# Corrupt permissions



## stuarta (May 3, 2006)

Have an issue with a Win Server 2003 box and a NAS share. There are some folders on there which are accessed via mac that have become unaccessible.

At the moment I'm just trying to manage the shares via the server which the NAS is attached too. If I hover the mouse of the folder it tells me there is 3mb in there and I can open the folder. However clicking on the properties tells me that there is 0 bytes and I can't alter the permissions or anything. 

I've managed to copy the files inside to a new folder which can be viewed, however if I try and modify or delete the existing one, I just get the prompt telling me it 'Cannot rename file: Cannot read from the source file or disk'. If I try to delete the files inside, it completely closes the current Explorer window however relaunching shows that the files have deleted.

I've tried resetting permissions and owner rights from the top level and overwriting child objects but doesn't make any difference. It seems these folders are stuck there and various different ones littered all over the share.

Anybody got any advice please.
Many thanks


----------



## stuarta (May 3, 2006)

Since found out that if I copy the contents to a new folder and then from dos browse to the folder using the short name, removing the all the attributes and removing directory from command line it works ok. Painful though as various folders all over and be nice if there was a quicker way. Not all folders have issues.


----------



## Rockn (Jul 29, 2001)

Are you sure it is a permissions issue and not a zero byte folder issue? What is the name of the folder?


----------



## stuarta (May 3, 2006)

well can't really tell. Got one at the moment which I haven't done yet. If I hover over it, it shows as 111mb although if I go to properties it shows as 0 bytes.

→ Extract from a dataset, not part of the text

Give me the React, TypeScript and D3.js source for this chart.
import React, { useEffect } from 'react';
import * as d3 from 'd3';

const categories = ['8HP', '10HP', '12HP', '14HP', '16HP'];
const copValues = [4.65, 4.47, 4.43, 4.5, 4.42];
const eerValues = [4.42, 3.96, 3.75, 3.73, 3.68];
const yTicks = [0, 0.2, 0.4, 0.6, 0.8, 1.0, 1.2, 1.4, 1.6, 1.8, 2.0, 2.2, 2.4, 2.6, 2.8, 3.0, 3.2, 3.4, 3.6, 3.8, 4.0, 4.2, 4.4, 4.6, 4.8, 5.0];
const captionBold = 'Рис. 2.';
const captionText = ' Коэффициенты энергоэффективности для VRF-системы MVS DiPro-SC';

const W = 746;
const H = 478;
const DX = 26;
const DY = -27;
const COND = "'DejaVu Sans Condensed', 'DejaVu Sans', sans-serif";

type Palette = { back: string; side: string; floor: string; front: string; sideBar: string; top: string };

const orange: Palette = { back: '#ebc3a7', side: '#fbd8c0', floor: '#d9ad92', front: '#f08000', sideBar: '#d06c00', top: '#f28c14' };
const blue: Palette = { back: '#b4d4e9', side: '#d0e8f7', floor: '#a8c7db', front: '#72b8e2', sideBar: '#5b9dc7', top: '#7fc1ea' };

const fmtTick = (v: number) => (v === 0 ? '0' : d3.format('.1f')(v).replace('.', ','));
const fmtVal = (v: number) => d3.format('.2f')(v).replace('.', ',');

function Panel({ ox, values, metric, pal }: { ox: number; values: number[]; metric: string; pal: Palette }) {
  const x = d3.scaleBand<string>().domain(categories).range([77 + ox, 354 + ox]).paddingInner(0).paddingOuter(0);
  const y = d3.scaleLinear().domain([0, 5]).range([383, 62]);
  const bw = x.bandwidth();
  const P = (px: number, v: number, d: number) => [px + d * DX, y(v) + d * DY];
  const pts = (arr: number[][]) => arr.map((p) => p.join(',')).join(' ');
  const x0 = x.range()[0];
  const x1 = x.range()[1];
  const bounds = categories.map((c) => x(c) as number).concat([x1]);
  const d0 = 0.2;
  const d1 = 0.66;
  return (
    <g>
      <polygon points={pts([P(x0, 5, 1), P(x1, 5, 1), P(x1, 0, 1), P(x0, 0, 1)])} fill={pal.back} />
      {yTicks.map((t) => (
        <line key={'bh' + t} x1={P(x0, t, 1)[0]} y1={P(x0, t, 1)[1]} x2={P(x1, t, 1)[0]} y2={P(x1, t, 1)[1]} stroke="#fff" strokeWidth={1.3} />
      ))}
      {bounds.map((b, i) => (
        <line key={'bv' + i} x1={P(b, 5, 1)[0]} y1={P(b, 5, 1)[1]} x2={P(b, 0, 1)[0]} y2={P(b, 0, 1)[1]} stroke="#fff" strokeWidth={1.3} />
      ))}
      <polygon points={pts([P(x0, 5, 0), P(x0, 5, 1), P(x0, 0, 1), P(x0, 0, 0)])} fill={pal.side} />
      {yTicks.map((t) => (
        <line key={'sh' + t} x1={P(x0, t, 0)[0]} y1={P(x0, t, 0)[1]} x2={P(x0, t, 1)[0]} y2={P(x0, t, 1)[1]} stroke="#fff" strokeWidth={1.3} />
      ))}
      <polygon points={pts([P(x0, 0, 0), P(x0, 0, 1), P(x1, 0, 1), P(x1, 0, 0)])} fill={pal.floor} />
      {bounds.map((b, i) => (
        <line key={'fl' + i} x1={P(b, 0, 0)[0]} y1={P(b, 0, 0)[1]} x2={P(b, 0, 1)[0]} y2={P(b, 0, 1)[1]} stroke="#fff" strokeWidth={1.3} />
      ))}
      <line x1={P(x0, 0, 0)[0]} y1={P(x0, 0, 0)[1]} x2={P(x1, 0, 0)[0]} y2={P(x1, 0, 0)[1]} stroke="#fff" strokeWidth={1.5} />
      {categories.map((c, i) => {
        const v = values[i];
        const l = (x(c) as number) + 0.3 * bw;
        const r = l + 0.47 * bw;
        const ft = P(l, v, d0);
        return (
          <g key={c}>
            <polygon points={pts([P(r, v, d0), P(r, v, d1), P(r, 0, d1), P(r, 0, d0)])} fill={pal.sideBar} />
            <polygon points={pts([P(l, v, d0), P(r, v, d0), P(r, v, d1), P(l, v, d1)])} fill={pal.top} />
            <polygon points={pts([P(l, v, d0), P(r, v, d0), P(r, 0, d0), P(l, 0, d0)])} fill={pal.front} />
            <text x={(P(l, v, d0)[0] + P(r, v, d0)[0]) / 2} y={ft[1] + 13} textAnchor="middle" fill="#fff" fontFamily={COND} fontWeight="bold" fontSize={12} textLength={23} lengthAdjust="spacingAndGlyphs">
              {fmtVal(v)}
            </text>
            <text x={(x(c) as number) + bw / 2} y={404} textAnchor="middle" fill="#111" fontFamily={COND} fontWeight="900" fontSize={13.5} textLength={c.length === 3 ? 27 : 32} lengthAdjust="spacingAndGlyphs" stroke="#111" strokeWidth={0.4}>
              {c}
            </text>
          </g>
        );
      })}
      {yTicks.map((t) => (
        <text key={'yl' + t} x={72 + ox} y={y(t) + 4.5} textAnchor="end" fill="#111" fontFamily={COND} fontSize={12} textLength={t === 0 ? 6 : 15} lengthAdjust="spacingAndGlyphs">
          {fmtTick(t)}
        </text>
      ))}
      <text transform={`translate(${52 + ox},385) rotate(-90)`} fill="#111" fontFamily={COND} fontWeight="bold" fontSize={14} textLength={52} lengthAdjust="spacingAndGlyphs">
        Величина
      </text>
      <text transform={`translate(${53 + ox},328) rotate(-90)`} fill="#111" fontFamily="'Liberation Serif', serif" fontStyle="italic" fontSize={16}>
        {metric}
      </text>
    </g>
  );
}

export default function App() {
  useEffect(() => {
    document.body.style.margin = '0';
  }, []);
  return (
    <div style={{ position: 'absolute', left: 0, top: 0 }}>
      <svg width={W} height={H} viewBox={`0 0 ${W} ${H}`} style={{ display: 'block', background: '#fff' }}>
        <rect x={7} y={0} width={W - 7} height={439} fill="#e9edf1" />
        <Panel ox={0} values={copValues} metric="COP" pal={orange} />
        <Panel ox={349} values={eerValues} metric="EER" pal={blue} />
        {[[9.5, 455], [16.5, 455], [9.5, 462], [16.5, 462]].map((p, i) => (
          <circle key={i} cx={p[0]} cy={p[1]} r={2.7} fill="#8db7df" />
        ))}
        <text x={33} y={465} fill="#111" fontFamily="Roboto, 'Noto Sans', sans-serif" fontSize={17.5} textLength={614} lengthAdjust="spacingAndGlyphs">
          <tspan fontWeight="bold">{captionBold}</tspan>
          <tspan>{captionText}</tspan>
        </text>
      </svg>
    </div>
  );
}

If I open the folder I can see 49 ._ files and a couple of of DS_Store's and then 56 normal files


----------



## Rockn (Jul 29, 2001)

Are these system files that should not be deleted in the first place? It looks like Mac files so they can probably only be deleted from that OS.

http://en.wikipedia.org/wiki/.DS_Store


----------



## stuarta (May 3, 2006)

yep but even deleting them isn't helping


----------



## stuarta (May 3, 2006)

in fact I've just deleted those ._ files and DSStore ones from Explorer and it done the same where it closed down the explorer window. Opened it back up, files have gone, but still showing 0 bytes on property and only General and Customize tabs


----------



## Rockn (Jul 29, 2001)

Have you enabled windows explorer to see hidden files and protected system files?


----------



## stuarta (May 3, 2006)

Yep enabled that and I can see the files in the folder


----------



## Rockn (Jul 29, 2001)

Ultimately what are you wanting to do with the files that the Mac's are creating? I am not sure I understand what you are trying to accomplish.


----------



## stuarta (May 3, 2006)

Because the folders are showing as 0 bytes, the macs can't access them. I can access them on the Win server and as said I can get around it buy copying the items to new folders, but the original issue is that they are unaccessible on the macs


----------



## Rockn (Jul 29, 2001)

Try this fox for your Mac clients.

http://krypted.com/mac-os-x/no-more-ds_store-files/


----------



## stuarta (May 3, 2006)

yep pretty sure I have tried that in the past but there are other folders with the DS files in which are fine.


----------



## Rockn (Jul 29, 2001)

Is it tied to one user causing the issue or is it pretty much random? I have no experience with Mac's and their little excetricities, especially on a Windows environment. I am assuming this is a Windows share and not an SMB share.


----------



## stuarta (May 3, 2006)

yep it's a windows share and at the moment I'm trying to sort them just under the domain and local admin accounts on the server


----------



## Rockn (Jul 29, 2001)

How do the Mac clients access the share with NTFS permissions?


----------



## stuarta (May 3, 2006)

yep they are now logging on with their AD accounts but at them moment although I think maybe they have had an effect on the issue, the problem at the moment is access direct to the share from the Win server which the share is attached too


----------



## stuarta (May 3, 2006)

tied in with the same users but they have had problems this morning saving photoshop and indesign docs back to the same share but different folders. They can work on the files fine until they come to save back when they then get permission errors. They can save outside the folder fine.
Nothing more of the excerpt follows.